# which CPU cooler



## magnethead (Mar 18, 2006)

The new computer will be a DS3 motherboard (775 socket) with dual core 3 GHz in an antec 900. I tend to jostle it around, so i'm concerned about weight, but would like to take advantage of having the 120 and 250 mm fans both aruond the CPU. The BIG zalman HSF's would be nice, but at 800 grams, i don't want to break the board when i move it around to add/remove stuff from the case (as i'm always doing).

At the same time, the traditional mounts (7500 ect) take up alot of physical board space but as an advantage they cool the northbridge a little depending on where it's mounted. 

what would be better?


----------



## damen (Sep 6, 2007)

one thing you should keep in mind is that a lot of the heavier heatsinks/fans come with special mounting brackets, that go on the back of the mobo, that help prevent it from breaking the board. I loved my zallman, right up until the fan broke and I wound up with a dead CPU.


----------



## magnethead (Mar 18, 2006)

i've seen that, but that's why i question it. As much as i move my computer around, if i have a HSF weighing basically half a pound (1100 grams is half a pound) and only a plastic clip holding it, 1. i dont want to break the clip, 2. I don't want it to hang downward/bend the board, 3. it only braces around the CPU, it doesn't prevent that whole section of board from warping or bending downward, even with all the screws holding the motherboard to the case tightened.


----------



## Nakira (Sep 9, 2007)

Just go with safety then. If your fussing over it being mounted then just go with the safer option.


----------



## scharnhorst (Apr 6, 2007)

I've used a zalman 9500 and thermaltake v1. zalman uses that mounting bracket behind the mobo and although its extremely stable its heavy and more of a pain to install. My v1 is lighter and uses the 4pin connectors which was far easier to install and i've taken on my mobo and moved it all around and my case etc. and never once given me any worries


----------



## TheMatt (May 9, 2006)

Remember not to under-estimate Intel's stock cooler which works very well for the Conroes, Allendales, and Kentsfields. For a good cheap cooler, look at this:
http://www.newegg.com/Product/Product.aspx?Item=N82E16835133009

The Zalman 7700 is also a nice step up. But remember if you are not overclocking the one above will be more than adequate (unless you have a Prescott P4).
http://www.newegg.com/Product/Product.aspx?Item=N82E16835118115


----------



## pharoah (Aug 28, 2006)

heres you a cooler!seriously though zalmans are very nice coolers.


----------



## magnethead (Mar 18, 2006)

holy sweet, what would that thing be used for? a dual core 9 GHz processor? 

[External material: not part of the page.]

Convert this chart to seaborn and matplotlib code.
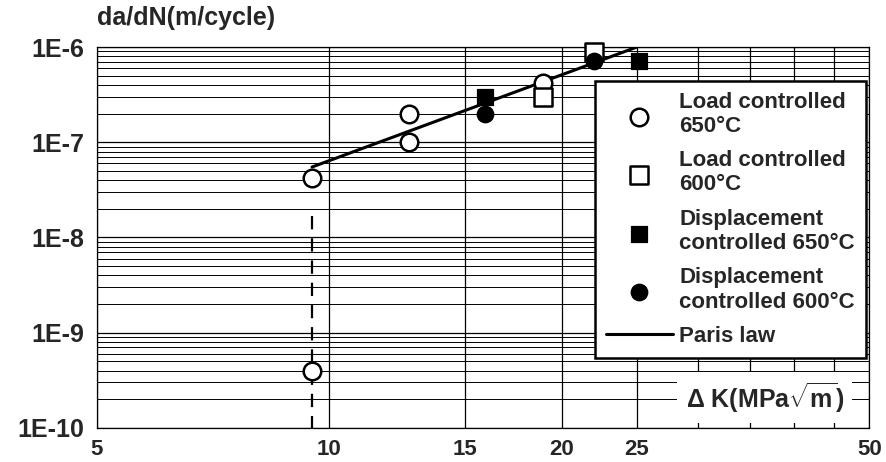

I'd like to stick that on a 2 GHz machine and see if it could be physically frozen..


----------



## magnethead (Mar 18, 2006)

It's a dual core 1.8 that i will OC to dual 3.0 GHZ


----------



## TheMatt (May 9, 2006)

Go with the Zalman 7700 if you can fit it. The 9500 is good if you can use the mounting kit.


----------



## magnethead (Mar 18, 2006)

Heck after seeing the post in the other topic showing the tunnel style cooler, I may go with that based on what was said in that topic. Is that the 9500?


----------



## TheMatt (May 9, 2006)

Yes. That is a good cooler.


----------



## magnethead (Mar 18, 2006)

Well at least then i wont have to worry about the fan color. I like the scheme i have now, but with the new PSU and CPU cooler all i'll have left will be the side fan..which i will probably swap out for whatever color the CPU fan comes in (either blue or green).


----------



## pharoah (Aug 28, 2006)

yeah that zalman 9500 will keep ya good,and cool.


----------